In terms of characterisation, it's also the point where Ginny, Neville and Luna really come into the story and become main characters. Neville is my favourite character in the books (Ron takes the biscuit in the films, but that's another story) because he's got the charming vulnerability yet tenacity of the underdog. 


Neville's backstory also comes to the fore in the Order of the Phoenix and makes not empathising with his character impossible but he is still providing the comic relief that has been a part of his role throughout the series.


I think this is the Potter book that I've read the most times and, having just finished it again, I already want to go back to the beginning. 


Have a lovely long weekend!


Lizi xxxx

Tuesday, 19 April 2011

Hard Times

by Charle Dickens


So, I read this book. This shouldn't really come as a surprise seeing as reading books is kinda my thing.  I recently finished this at the same time as finishing writing an essay about the changes to assessment in English laid out in the government's most recent white paper. They illuminated each other, to say the least.


I expected it to be difficult as pretty much everyone has told me that Dickens is, but, as I found with his other books I've read, this was a completely enjoyable page turner and hugely topical. 

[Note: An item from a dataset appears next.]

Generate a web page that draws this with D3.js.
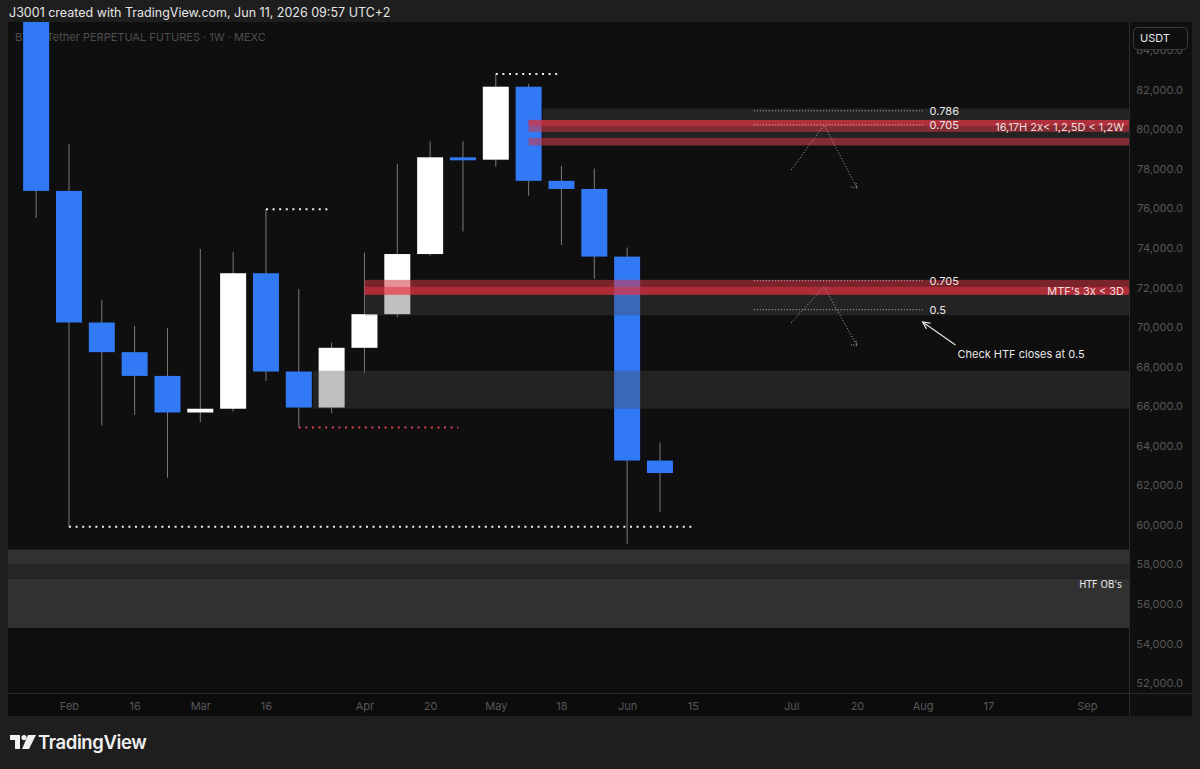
<!DOCTYPE html>
<html><head><meta charset="utf-8">
<script src="https://cdn.jsdelivr.net/npm/d3@7"></script>
<style>
html,body{margin:0;padding:0;background:#1e1e1e;}
svg{display:block;font-family:"Inter","Roboto","Noto Sans",sans-serif;}
</style></head>
<body>
<svg id="c" width="1200" height="769"></svg>
<script>
// ---------- DATA ----------
const weeks = ["2026-01-26","2026-02-02","2026-02-09","2026-02-16","2026-02-23","2026-03-02","2026-03-09","2026-03-16","2026-03-23","2026-03-30","2026-04-06","2026-04-13","2026-04-20","2026-04-27","2026-05-04","2026-05-11","2026-05-18","2026-05-25","2026-06-01","2026-06-08"];
const opens  = [87800,76880,70230,68730,67530,65680,65870,72720,67750,65930,68950,70650,73690,78580,78460,82150,77390,76980,73560,63250];
const highs  = [89200,79240,71370,70060,69940,73950,73810,75960,71930,69220,73760,78250,79390,79390,82790,82290,78150,78010,74020,64160];
const lows   = [75520,59900,65020,65560,62380,65190,65730,67280,64920,65650,67670,70500,73610,74830,78110,76640,74150,72430,59040,60650];
const closes = [76880,70230,68730,67530,65680,65870,72720,67750,65930,68950,70650,73690,78580,78460,82150,77390,76980,73560,63250,62620];

const priceTicks = [52000,54000,56000,58000,60000,62000,64000,66000,68000,70000,72000,74000,76000,78000,80000,82000,84000];
const timeTickDates  = ["2026-02-02","2026-02-16","2026-03-02","2026-03-16","2026-04-06","2026-04-20","2026-05-04","2026-05-18","2026-06-01","2026-06-15","2026-07-06","2026-07-20","2026-08-03","2026-08-17","2026-09-07"];
const timeTickLabels = ["Feb","16","Mar","16","Apr","20","May","18","Jun","15","Jul","20","Aug","17","Sep"];

// zones
const zoneStarts  = ["2026-05-14","2026-04-06","2026-03-26","2026-01-01","2026-01-01","2026-01-01"];
const zoneTops    = [81050,71628,67787,58749,57991,57268];
const zoneBottoms = [79180,70592,65867,57991,57268,54785];
const zoneKinds   = ["gray","gray","gray","ob1","ob2","ob1"];

const redStarts  = ["2026-05-11","2026-05-11","2026-05-11","2026-04-06","2026-04-06"];
const redTops    = [80470,80470,79560,72386,72032];
const redBottoms = [79864,80167,79181,71628,71628];

// dotted levels
const levelFrom  = ["2026-05-04","2026-03-16","2026-02-02","2026-03-23"];
const levelTo    = ["2026-05-18","2026-03-30","2026-06-15","2026-04-26"];
const levelPrice = [82794,75958,59904,64921];
const levelKind  = ["white","white","white","red"];

// fib levels
const fibFrom   = "2026-06-28";
const fibTo     = "2026-08-03";
const fibPrices = [80930,80217,72340,70874];
const fibLabels = ["0.786","0.705","0.705","0.5"];

// zigzag projections
const zigDates  = ["2026-07-06","2026-07-13","2026-07-20"];
const zigTop    = [77943,80217,77034];
const zigMid    = [70217,72036,69055];

const zoneNotes = [{t:"16,17H 2x< 1,2,5D < 1,2W", p:80120},{t:"MTF's 3x < 3D", p:71830}];
const htfNote = {t:"HTF OB's", p:57000};
const checkNote = {t:"Check HTF closes at 0.5", from:["2026-08-10",69095], to:["2026-08-03",70258], p:68650};

// ---------- LAYOUT ----------
const svg = d3.select("#c");
const L=8, R=1129, T=22, B=693, AX=1192, BOT=716;
const parse = d3.utcParse("%Y-%m-%d");
const x = d3.scaleUtc().domain([parse("2026-01-20"), parse("2026-09-16")]).range([L,R]);
const y = d3.scaleLinear().domain([51500,85420]).range([B,T]);

svg.append("text").attr("x",9).attr("y",17).attr("fill","#e6e6e6").attr("font-size",12.5)
  .text("J3001 created with TradingView.com, Jun 11, 2026 09:57 UTC+2");

svg.append("rect").attr("x",L).attr("y",T).attr("width",AX-L).attr("height",BOT-T).attr("fill","#0f0f0f");
svg.append("defs").append("clipPath").attr("id","clip").append("rect").attr("x",L).attr("y",T).attr("width",R-L).attr("height",B-T);

svg.append("text").attr("x",15).attr("y",41).attr("fill","#4d4d4d").attr("font-size",11)
  .text("BTC / Tether PERPETUAL FUTURES · 1W · MEXC");

const g = svg.append("g").attr("clip-path","url(#clip)");

// candles
const data = weeks.map((d,i)=>({d:parse(d),o:opens[i],h:highs[i],l:lows[i],c:closes[i]}));
const bw = 26;
const cg = g.append("g");
cg.selectAll("line.w").data(data).join("line")
  .attr("x1",d=>x(d.d)).attr("x2",d=>x(d.d)).attr("y1",d=>y(d.h)).attr("y2",d=>y(d.l))
  .attr("stroke","#7a7a7a").attr("stroke-width",1);
cg.selectAll("rect.b").data(data).join("rect")
  .attr("x",d=>x(d.d)-bw/2).attr("width",bw)
  .attr("y",d=>y(Math.max(d.o,d.c))).attr("height",d=>Math.max(3,Math.abs(y(d.o)-y(d.c))))
  .attr("fill",d=>d.c>=d.o?"#ffffff":"#3179f5");

// zones
const zoneFill = {gray:"rgba(75,75,75,0.35)", ob1:"rgba(62,62,62,0.75)", ob2:"rgba(45,45,45,0.75)"};
zoneStarts.forEach((s,i)=>{
  g.append("rect").attr("x",x(parse(s))).attr("width",R-x(parse(s)))
   .attr("y",y(zoneTops[i])).attr("height",y(zoneBottoms[i])-y(zoneTops[i]))
   .attr("fill",zoneFill[zoneKinds[i]]);
});
redStarts.forEach((s,i)=>{
  g.append("rect").attr("x",x(parse(s))).attr("width",R-x(parse(s)))
   .attr("y",y(redTops[i])).attr("height",y(redBottoms[i])-y(redTops[i]))
   .attr("fill","rgba(214,52,68,0.55)");
});

// dotted levels
levelFrom.forEach((f,i)=>{
  g.append("line").attr("x1",x(parse(f))).attr("x2",x(parse(levelTo[i])))
   .attr("y1",y(levelPrice[i])).attr("y2",y(levelPrice[i]))
   .attr("stroke",levelKind[i]==="red"?"#d8404f":"#f0f0f0").attr("stroke-width",2)
   .attr("stroke-dasharray","2,4.6");
});

// fib lines + labels
fibPrices.forEach((p,i)=>{
  g.append("line").attr("x1",x(parse(fibFrom))).attr("x2",x(parse(fibTo)))
   .attr("y1",y(p)).attr("y2",y(p)).attr("stroke","#c8c8c8").attr("stroke-width",1).attr("stroke-dasharray","1,2");
  g.append("text").attr("x",x(parse(fibTo))+7).attr("y",y(p)+4).attr("fill","#e8e8e8").attr("font-size",11).text(fibLabels[i]);
});

// zigzags
[zigTop, zigMid].forEach(arr=>{
  const pts = zigDates.map((d,i)=>[x(parse(d)),y(arr[i])]);
  g.append("path").attr("d",d3.line()(pts)).attr("fill","none").attr("stroke","#b0b0b0")
   .attr("stroke-width",1).attr("stroke-dasharray","1,2");
  const e = pts[2];
  g.append("path").attr("d",d3.line()([[e[0]-6,e[1]-1],e,[e[0]-1,e[1]-5]])).attr("fill","none")
   .attr("stroke","#b0b0b0").attr("stroke-width",1).attr("stroke-dasharray","1,1.5");
});

// notes
zoneNotes.forEach(n=>{
  g.append("text").attr("x",R-5).attr("y",y(n.p)+4).attr("text-anchor","end")
   .attr("fill","#f2dede").attr("font-size",11).text(n.t);
});
g.append("text").attr("x",R-7).attr("y",y(htfNote.p)+4).attr("text-anchor","end")
  .attr("fill","#e8e8e8").attr("font-size",10.5).attr("font-family","Liberation Sans Narrow, DejaVu Sans Condensed, sans-serif").text(htfNote.t);

const a0=[x(parse(checkNote.from[0])),y(checkNote.from[1])], a1=[x(parse(checkNote.to[0])),y(checkNote.to[1])];
g.append("line").attr("x1",a0[0]).attr("y1",a0[1]).attr("x2",a1[0]).attr("y2",a1[1]).attr("stroke","#e0e0e0").attr("stroke-width",1.2);
{
  const ang = Math.atan2(a1[1]-a0[1],a1[0]-a0[0]);
  const hl=8, sp=0.45;
  const p1=[a1[0]-hl*Math.cos(ang-sp),a1[1]-hl*Math.sin(ang-sp)];
  const p2=[a1[0]-hl*Math.cos(ang+sp),a1[1]-hl*Math.sin(ang+sp)];
  g.append("path").attr("d",d3.line()([p1,a1,p2])).attr("fill","none").attr("stroke","#e0e0e0").attr("stroke-width",1.2);
}
g.append("text").attr("x",a0[0]+2).attr("y",y(checkNote.p)+4).attr("fill","#e8e8e8").attr("font-size",11).text(checkNote.t);

// price axis
svg.append("line").attr("x1",R+0.5).attr("x2",R+0.5).attr("y1",T).attr("y2",BOT).attr("stroke","#2b2b2b");
const yAxis = svg.append("g").attr("transform",`translate(${AX-9},0)`)
  .call(d3.axisRight(y).tickValues(priceTicks).tickSize(0).tickFormat(d=>d3.format(",.1f")(d)));
yAxis.select(".domain").remove();
yAxis.selectAll("text").attr("text-anchor","end").attr("x",0).attr("fill","#575757").attr("font-size",11)
  .attr("font-family","Inter, Roboto, sans-serif");

svg.append("rect").attr("x",1133.5).attr("y",27.5).attr("width",54).attr("height",22).attr("rx",4)
  .attr("fill","#0f0f0f").attr("stroke","#3a3a3a");
svg.append("text").attr("x",1140).attr("y",42).attr("fill","#e8e8e8").attr("font-size",11).text("USDT");

// time axis
svg.append("line").attr("x1",L).attr("x2",AX).attr("y1",B+0.5).attr("y2",B+0.5).attr("stroke","#2b2b2b");
svg.append("rect").attr("x",L).attr("y",B+1).attr("width",R-L).attr("height",BOT-B-1).attr("fill","#0c0c0c");
const xAxis = svg.append("g").attr("transform",`translate(0,${B})`)
  .call(d3.axisBottom(x).tickValues(timeTickDates.map(parse)).tickSize(0)
    .tickFormat((d,i)=>timeTickLabels[i]));
xAxis.select(".domain").remove();
xAxis.selectAll("text").attr("y",9).attr("fill","#575757").attr("font-size",11).attr("font-family","Inter, Roboto, sans-serif");

// logo
const lg = svg.append("g").attr("transform","translate(10,735)");
lg.append("path").attr("d","M0,0 H10 V14 H5 V5 H0 Z").attr("fill","#f0f0f0");
lg.append("circle").attr("cx",14).attr("cy",2.6).attr("r",2.6).attr("fill","#f0f0f0");
lg.append("path").attr("d","M18,0 H26 L19,14 H12 Z").attr("fill","#f0f0f0");
svg.append("text").attr("x",38).attr("y",749).attr("fill","#f0f0f0").attr("font-size",18.5).attr("font-weight",600)
  .attr("letter-spacing",-0.4).text("TradingView");
</script>
</body></html>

The story revolves around Thomas Gradgrind, his family and acquaintances. Thomas Gradgrind believes, above all else, in the importance of facts. That is, until his daughter, who is highly educated in his 'system', falls into a crisis that brings Gradgrind to question his philosophy. Dicken's prose, though famously circuituous and with so many tangents you'd think you'd wandered into a maths nightmare, is enchanting, with a rhythm and security that wraps you up like a warm blanket. 


However, Dickens was 150 years before his time in terms of his message: a warning against the mistreatment of the environment and the humble and an admonition about the dangers of too much reliance on facts rather than 'fancy'.


Everybody even distantly involved in education should read this, especially Michael Gove.